= Request =
In the data, extract each line that holds the string "standalone".

Figure scripts:
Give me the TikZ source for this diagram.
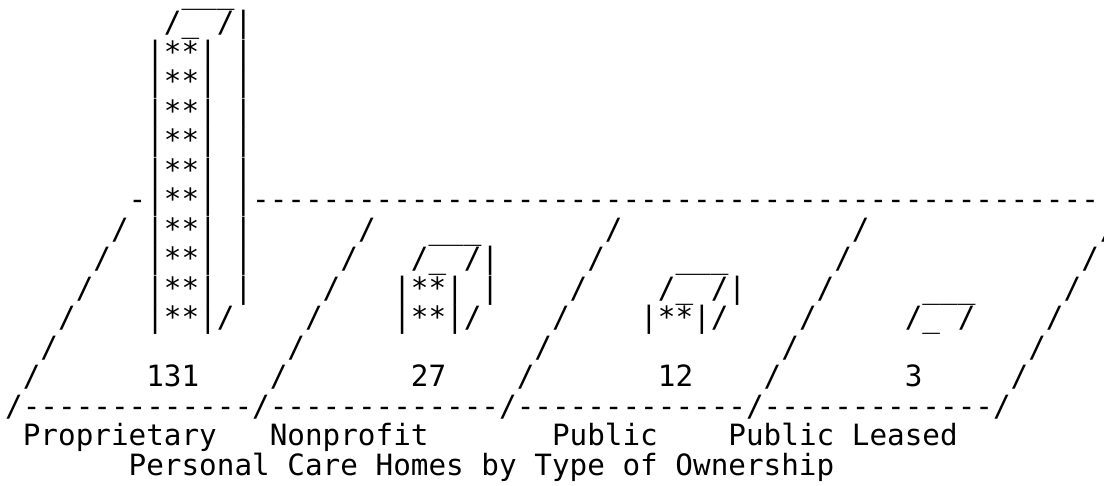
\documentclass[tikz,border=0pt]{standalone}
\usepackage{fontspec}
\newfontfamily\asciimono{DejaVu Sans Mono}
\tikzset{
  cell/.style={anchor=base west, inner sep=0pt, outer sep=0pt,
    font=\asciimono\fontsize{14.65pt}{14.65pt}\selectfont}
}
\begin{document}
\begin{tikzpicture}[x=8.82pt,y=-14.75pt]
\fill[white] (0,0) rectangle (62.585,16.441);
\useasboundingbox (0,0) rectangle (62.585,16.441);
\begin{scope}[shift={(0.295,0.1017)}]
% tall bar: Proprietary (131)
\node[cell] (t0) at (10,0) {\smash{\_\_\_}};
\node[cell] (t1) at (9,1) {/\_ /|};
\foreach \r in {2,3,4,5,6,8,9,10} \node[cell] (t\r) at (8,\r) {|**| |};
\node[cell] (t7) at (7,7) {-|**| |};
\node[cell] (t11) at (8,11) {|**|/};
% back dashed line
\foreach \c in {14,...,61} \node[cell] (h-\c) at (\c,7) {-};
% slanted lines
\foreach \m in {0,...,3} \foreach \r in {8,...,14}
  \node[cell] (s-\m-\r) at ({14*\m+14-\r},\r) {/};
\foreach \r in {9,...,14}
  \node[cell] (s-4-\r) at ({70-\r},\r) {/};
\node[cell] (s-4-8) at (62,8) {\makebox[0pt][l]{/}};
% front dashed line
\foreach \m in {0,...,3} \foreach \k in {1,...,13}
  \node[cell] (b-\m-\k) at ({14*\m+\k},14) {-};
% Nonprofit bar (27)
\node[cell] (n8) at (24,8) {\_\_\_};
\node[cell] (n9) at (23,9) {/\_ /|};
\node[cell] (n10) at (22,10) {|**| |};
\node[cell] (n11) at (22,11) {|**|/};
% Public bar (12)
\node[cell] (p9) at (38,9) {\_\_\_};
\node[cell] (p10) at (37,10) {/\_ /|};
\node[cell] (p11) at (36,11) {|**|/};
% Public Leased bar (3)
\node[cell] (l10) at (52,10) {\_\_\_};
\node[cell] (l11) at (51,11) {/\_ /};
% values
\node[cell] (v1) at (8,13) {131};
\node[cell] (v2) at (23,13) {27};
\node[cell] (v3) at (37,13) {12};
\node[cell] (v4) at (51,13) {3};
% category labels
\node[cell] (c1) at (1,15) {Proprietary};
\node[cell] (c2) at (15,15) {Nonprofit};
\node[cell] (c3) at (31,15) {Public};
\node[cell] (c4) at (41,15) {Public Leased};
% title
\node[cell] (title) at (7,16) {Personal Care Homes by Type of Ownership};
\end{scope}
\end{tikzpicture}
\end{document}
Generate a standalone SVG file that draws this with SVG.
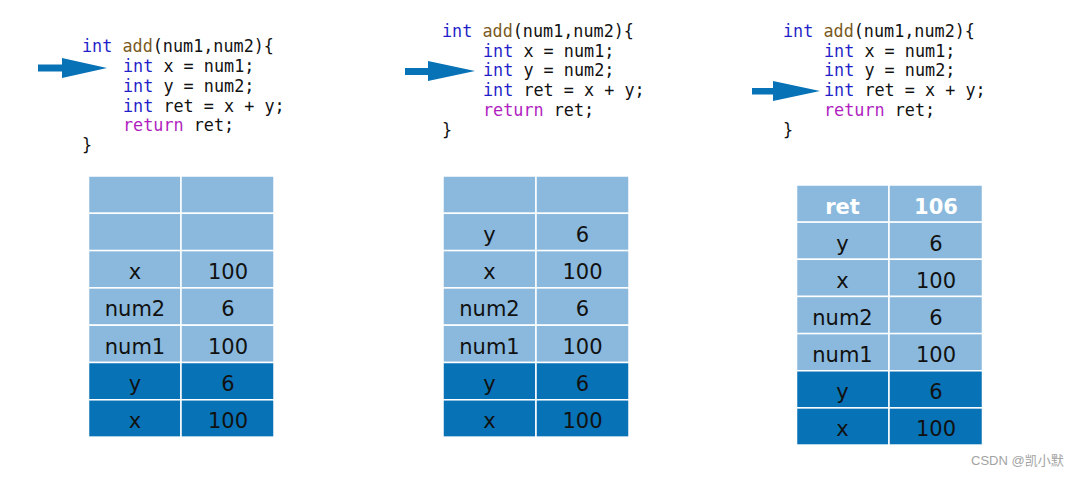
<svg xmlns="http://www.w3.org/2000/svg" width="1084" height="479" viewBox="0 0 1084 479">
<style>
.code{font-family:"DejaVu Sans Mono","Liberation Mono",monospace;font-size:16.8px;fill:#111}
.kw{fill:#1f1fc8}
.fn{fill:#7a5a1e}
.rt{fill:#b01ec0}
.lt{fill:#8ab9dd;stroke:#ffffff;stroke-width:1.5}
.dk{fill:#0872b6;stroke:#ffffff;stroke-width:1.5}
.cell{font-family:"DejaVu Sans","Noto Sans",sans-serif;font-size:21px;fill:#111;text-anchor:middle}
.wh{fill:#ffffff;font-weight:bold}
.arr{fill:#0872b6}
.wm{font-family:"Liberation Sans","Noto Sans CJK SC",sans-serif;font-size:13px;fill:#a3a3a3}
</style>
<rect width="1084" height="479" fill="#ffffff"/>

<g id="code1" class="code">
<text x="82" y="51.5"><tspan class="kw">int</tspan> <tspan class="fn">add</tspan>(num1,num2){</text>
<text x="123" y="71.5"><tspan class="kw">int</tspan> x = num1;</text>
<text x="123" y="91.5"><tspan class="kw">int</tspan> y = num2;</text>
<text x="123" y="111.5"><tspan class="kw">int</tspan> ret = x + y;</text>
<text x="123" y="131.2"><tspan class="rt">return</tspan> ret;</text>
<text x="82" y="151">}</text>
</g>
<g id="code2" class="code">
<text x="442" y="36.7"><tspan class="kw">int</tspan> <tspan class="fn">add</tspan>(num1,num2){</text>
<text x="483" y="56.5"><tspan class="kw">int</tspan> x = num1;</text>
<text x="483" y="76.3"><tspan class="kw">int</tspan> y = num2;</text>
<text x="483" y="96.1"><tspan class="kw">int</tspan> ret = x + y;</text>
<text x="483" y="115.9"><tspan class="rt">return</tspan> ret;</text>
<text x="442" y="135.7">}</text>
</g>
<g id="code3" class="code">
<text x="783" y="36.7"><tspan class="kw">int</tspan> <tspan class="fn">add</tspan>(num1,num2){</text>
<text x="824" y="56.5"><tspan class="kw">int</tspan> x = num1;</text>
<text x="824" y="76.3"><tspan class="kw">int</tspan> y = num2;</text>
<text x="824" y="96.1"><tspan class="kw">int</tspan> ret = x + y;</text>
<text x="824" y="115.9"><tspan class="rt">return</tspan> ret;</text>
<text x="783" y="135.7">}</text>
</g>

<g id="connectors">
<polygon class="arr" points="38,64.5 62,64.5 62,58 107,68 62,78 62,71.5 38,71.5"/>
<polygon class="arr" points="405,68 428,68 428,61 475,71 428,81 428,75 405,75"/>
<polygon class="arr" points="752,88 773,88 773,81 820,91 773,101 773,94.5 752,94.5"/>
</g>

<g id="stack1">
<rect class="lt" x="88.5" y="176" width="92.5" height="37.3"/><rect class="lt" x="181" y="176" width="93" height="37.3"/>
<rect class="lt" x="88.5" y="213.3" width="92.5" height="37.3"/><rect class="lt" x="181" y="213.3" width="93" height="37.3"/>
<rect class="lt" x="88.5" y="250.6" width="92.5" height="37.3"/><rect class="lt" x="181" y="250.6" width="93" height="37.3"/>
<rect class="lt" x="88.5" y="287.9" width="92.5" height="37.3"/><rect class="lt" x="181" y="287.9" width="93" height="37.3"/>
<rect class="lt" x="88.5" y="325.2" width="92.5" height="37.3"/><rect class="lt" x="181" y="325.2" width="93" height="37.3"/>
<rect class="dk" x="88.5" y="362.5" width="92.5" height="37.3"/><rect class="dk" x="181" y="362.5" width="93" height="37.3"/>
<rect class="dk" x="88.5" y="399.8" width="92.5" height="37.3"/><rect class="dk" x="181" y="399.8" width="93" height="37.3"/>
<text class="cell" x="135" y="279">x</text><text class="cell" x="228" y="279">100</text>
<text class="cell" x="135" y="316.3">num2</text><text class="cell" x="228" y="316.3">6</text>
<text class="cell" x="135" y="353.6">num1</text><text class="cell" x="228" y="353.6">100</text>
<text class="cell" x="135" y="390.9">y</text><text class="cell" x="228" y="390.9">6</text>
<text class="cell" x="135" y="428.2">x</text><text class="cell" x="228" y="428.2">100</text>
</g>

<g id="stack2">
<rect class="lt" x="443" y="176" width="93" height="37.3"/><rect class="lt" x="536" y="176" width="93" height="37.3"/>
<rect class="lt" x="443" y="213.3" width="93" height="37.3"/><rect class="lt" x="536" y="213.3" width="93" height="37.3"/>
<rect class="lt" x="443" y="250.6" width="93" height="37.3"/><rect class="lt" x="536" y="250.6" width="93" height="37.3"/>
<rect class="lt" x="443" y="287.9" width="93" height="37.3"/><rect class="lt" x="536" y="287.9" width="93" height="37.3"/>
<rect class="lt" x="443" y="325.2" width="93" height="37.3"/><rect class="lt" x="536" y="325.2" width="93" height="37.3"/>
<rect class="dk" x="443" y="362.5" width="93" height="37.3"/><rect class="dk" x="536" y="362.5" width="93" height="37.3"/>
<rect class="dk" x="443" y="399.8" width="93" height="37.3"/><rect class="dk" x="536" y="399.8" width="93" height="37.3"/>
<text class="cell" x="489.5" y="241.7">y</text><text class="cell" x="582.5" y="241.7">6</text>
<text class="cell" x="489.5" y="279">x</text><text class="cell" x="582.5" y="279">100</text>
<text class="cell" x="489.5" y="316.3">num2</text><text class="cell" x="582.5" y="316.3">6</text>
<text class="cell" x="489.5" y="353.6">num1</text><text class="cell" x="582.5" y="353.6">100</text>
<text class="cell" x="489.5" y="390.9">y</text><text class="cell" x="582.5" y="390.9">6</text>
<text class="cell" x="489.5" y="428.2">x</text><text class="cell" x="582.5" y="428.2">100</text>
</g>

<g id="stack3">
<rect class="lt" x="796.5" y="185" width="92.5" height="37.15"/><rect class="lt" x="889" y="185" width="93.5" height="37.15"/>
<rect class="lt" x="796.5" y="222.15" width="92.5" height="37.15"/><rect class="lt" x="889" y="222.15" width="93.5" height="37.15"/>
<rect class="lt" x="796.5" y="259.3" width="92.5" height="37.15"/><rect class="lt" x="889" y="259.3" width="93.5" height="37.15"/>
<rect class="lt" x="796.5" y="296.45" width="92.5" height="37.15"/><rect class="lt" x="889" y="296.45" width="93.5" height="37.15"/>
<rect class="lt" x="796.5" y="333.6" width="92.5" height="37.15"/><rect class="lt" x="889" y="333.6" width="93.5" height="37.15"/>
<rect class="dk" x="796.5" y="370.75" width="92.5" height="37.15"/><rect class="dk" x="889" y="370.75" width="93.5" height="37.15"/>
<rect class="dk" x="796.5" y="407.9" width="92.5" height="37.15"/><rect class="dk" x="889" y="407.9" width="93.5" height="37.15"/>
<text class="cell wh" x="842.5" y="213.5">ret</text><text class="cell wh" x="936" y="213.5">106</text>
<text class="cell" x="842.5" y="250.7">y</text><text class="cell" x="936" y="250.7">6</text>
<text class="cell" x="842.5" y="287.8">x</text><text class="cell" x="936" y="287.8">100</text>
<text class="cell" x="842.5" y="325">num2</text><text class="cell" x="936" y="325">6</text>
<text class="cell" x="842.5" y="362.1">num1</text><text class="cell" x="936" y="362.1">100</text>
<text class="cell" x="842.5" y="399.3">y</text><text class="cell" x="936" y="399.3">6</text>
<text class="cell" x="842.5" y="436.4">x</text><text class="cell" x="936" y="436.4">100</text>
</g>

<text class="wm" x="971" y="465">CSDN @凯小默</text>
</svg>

= Solution to the problem =
\documentclass[tikz,border=0pt]{standalone}
Generate a standalone SVG file that draws this with SVG.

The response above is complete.